Basically, it's strongly preferable we're not sorting this at the time 
we're trying to do the live conversion- the core issues need to be 
sorted before.

3.b) Take all cvs activity that has occurred since the tree was 
snapshotted and conversion started, and replay it into git via tailor; 
this is minor- and avoidable if we just shut the tree down for however 
long 3.a takes; that said, the tailor route is the intention, and 
shouldn't be a problem.


4) People who strongly know git hooks would be useful; server side, 
all incoming pushes from devs will have their commits validated before 
touching the tree- bad validation, commit gets kicked back to them.  
The hooks for this need doing (development of this can be done locally 
w/out having to access infra either).  Hell, someone may already have 
done something similar- I've not seen it, but we need something akin 
to this; whoever does this, needs to write it such that the auth 
backend is configurable (upon deployment, this will be bound into 
ldap, or an ldap scraped set of data that it'll consult); assume that 
the auth backend will be user->gpg key level of validation (meaning I 
cannot take a random commit antarus had against current ToT, and push 
that on his behalf- robin may disagree on this point however).



Were that to be done, that would leave for infra basically the 
following- which is most definitely not a complete list-

1) gitolite configuration/setup, which afaik is basically sorted.
2) cvs -> rsync pathways being rebuilt to be git -> rsync (reliant on 
#1 from above, but there is more that occurs there).
3) Thanking people for stepping up and helping to take care of the 
stuff we're seriously low on time to sort.

People don't step up, I'll be working my way through that list; that 
said, my timetable were I to do this isn't "next week or the week 
after"- it's "over the next few months as time allows".

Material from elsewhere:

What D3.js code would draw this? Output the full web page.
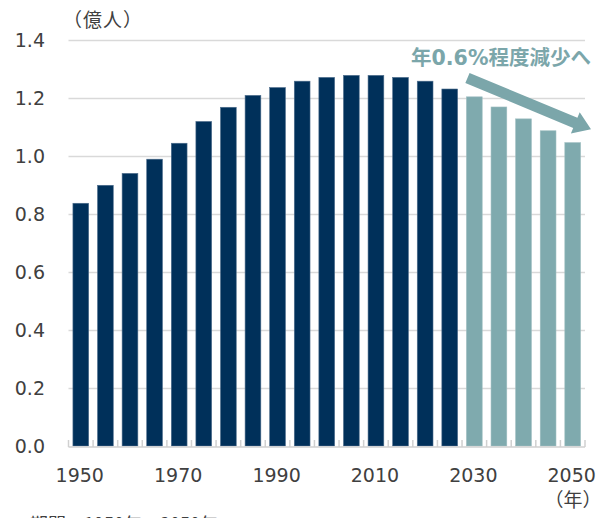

Also, it's entirely possible I missed something for the non-infra 
tasks people can contribute to; that's just a quick brain dump, pardon 
any incorrect statements.  If one has questions and answers aren't 
coming through via the scm ml, then worst case track me down on 
freenode via the ferringb nick; just assume I'll be wickedly laggy 
in responding.

Finally, pardon the strong tones; the tone in use isn't meant to 
dissuade people from contributing, it's meant to ensure people stay 
focused on what's required here to get the job done- discussions about 
building a git mirroring tier (for example) are for *after* the 
initial work is done (understand that 99% of users will be using rsync 
even when we switch dev's underlying vcs got git; longer term that may 
change, but it's a v2 type thing, not a v1 type thing).